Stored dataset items
○ ○ ○ ○ ○ ○ ○

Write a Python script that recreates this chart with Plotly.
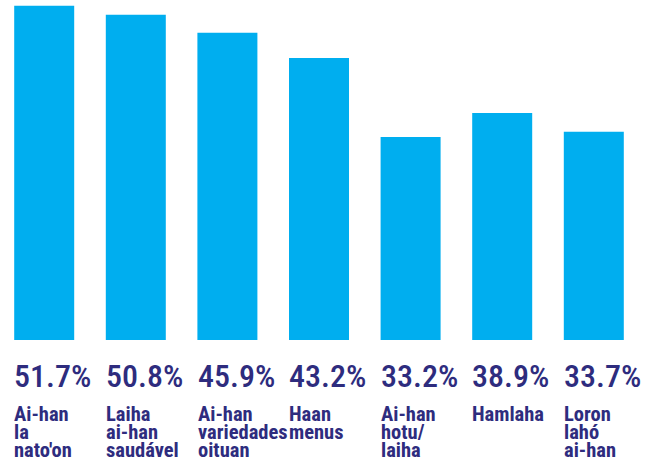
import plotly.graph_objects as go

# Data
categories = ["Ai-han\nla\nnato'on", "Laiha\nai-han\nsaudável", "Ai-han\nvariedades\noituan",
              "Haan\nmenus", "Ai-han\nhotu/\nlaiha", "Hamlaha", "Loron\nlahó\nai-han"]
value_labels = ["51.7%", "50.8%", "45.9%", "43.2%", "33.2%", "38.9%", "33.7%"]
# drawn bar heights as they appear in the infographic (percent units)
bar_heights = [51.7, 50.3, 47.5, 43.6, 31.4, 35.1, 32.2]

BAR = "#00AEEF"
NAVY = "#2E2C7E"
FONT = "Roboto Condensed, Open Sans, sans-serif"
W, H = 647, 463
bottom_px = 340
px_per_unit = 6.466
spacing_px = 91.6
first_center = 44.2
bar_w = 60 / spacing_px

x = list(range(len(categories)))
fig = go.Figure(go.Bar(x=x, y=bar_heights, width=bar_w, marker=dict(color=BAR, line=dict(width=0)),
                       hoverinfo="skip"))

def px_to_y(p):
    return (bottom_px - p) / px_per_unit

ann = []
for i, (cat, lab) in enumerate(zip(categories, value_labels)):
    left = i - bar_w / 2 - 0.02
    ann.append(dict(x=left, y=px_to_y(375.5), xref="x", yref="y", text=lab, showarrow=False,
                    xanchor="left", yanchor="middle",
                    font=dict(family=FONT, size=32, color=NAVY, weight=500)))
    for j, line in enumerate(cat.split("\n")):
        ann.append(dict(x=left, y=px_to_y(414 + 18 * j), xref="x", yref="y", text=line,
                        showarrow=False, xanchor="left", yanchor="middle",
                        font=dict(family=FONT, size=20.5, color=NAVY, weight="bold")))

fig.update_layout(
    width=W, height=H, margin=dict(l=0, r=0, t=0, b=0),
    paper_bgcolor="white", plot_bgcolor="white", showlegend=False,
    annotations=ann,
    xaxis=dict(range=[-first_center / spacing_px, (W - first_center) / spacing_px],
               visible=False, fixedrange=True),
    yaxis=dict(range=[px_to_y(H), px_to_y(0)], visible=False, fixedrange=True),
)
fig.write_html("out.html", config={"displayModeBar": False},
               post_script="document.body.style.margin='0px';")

○ ○ ○ ○ ○ ○ ○

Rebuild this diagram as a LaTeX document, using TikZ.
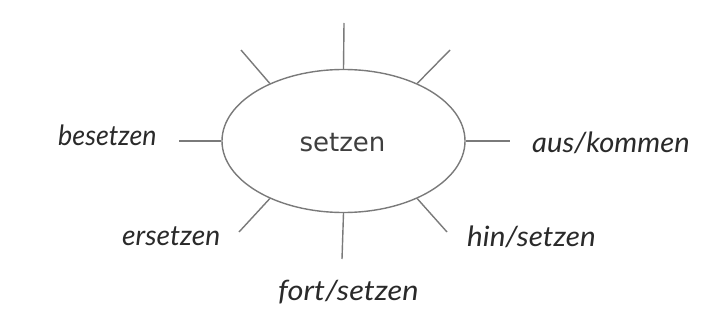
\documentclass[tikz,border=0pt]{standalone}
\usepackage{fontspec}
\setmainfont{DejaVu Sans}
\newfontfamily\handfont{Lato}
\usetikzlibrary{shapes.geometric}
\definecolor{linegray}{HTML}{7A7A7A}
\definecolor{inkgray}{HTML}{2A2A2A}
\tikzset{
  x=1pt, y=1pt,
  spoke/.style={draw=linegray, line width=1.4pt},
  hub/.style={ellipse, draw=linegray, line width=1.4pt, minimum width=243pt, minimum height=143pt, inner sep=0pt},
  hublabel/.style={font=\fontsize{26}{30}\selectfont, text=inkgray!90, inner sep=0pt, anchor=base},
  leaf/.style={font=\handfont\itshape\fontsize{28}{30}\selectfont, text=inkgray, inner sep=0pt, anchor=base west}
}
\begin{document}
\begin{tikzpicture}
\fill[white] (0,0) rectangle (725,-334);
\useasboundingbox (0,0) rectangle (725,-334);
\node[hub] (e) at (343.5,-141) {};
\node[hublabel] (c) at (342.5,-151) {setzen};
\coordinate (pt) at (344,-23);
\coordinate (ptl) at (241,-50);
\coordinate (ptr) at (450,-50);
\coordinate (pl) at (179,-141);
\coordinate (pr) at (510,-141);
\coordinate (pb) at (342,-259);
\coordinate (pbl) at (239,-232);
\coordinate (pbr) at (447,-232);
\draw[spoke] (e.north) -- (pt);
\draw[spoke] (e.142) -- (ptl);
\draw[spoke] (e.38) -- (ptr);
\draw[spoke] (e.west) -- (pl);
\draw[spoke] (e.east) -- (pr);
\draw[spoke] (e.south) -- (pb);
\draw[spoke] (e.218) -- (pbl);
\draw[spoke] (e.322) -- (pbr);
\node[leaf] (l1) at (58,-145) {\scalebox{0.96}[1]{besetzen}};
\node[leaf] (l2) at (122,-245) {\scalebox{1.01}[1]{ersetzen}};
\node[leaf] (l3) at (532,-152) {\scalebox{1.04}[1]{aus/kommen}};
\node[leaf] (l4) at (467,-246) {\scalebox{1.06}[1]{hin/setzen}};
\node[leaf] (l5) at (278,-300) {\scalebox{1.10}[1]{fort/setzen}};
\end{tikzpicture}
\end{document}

○ ○ ○ ○ ○ ○ ○

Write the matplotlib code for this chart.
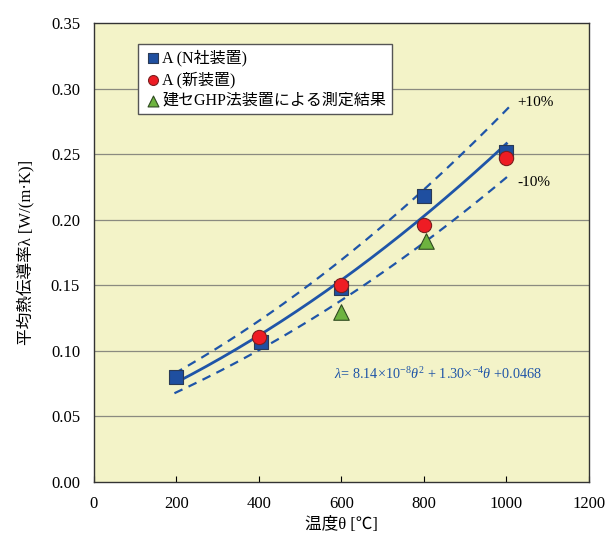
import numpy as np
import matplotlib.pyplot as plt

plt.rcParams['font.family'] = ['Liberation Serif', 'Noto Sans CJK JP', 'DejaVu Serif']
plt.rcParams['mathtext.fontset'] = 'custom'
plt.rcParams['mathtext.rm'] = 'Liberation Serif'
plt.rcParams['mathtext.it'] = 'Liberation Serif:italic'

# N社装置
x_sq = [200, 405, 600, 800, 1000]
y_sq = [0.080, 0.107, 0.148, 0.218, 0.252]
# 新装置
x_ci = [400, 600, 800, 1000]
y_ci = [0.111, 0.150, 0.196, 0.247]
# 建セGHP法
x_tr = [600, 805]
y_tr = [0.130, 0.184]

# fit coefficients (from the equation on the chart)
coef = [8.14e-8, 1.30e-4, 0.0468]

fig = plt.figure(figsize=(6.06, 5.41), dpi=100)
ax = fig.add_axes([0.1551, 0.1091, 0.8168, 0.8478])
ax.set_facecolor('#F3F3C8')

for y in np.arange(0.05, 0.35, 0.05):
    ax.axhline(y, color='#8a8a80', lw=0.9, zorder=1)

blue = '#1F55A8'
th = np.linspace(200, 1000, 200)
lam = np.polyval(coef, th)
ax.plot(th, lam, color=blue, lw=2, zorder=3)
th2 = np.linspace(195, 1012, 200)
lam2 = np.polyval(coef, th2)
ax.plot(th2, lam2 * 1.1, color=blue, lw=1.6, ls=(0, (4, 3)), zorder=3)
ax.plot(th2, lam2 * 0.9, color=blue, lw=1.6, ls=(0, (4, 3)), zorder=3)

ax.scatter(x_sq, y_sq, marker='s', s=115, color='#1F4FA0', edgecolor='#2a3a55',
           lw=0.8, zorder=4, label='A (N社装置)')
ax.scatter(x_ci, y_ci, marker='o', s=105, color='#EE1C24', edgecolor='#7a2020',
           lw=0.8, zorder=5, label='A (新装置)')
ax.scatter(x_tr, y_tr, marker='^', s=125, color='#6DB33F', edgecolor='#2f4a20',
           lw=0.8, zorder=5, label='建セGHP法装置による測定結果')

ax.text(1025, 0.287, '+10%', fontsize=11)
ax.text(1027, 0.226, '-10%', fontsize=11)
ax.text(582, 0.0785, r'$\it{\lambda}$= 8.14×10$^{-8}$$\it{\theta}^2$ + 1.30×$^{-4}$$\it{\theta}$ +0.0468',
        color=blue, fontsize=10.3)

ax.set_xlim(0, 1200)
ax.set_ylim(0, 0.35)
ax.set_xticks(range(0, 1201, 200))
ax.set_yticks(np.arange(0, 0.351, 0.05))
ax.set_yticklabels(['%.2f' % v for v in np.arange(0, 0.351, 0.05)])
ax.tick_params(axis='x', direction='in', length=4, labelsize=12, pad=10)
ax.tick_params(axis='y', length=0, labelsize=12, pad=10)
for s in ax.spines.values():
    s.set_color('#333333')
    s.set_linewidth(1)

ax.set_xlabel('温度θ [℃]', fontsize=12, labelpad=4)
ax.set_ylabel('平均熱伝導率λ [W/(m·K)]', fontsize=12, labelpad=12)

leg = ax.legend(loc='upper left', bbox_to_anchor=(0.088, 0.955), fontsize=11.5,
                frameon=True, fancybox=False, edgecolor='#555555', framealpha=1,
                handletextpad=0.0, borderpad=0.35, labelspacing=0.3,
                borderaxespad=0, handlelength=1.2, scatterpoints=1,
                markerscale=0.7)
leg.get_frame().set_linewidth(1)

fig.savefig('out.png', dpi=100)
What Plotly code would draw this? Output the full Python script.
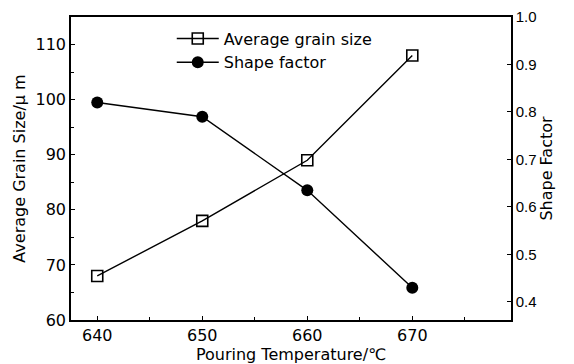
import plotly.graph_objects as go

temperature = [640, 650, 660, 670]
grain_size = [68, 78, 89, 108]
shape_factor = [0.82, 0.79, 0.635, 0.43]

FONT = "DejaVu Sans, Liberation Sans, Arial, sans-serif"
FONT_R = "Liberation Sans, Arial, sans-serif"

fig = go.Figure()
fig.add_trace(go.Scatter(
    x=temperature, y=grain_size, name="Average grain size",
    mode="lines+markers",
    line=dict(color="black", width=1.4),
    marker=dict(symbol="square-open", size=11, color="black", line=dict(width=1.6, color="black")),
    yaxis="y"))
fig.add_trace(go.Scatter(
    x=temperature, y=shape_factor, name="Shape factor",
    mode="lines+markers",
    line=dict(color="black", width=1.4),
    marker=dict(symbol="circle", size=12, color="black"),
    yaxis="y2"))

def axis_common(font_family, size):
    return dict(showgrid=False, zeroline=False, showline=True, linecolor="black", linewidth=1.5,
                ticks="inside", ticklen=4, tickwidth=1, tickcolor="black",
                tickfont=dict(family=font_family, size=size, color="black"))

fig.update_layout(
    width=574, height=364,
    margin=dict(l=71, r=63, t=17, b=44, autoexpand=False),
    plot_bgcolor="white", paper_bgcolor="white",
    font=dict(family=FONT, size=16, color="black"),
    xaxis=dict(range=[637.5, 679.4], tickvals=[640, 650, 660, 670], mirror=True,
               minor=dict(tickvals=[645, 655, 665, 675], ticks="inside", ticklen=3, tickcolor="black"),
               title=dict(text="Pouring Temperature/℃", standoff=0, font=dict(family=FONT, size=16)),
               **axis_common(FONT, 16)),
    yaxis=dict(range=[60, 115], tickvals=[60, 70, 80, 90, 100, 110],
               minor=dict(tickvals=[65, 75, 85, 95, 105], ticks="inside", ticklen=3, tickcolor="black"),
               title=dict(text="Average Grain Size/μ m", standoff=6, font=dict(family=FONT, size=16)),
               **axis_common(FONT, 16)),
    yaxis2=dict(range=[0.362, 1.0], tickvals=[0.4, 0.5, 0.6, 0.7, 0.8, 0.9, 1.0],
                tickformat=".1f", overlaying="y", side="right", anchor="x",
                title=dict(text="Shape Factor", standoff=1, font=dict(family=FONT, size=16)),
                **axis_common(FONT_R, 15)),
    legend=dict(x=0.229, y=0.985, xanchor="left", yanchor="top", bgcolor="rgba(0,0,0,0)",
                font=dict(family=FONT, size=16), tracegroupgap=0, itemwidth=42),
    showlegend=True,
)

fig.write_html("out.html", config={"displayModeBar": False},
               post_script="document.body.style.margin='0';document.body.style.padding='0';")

○ ○ ○ ○ ○ ○ ○

Above this task is a listing with pictures in it. Retype only the lines from the one containing "Write the matplotlib code for this chart." through the one containing "import matplotlib.pyplot as plt", both included, and not the pictures.

**TASK RESULT**
Write the matplotlib code for this chart.
import numpy as np
import matplotlib.pyplot as plt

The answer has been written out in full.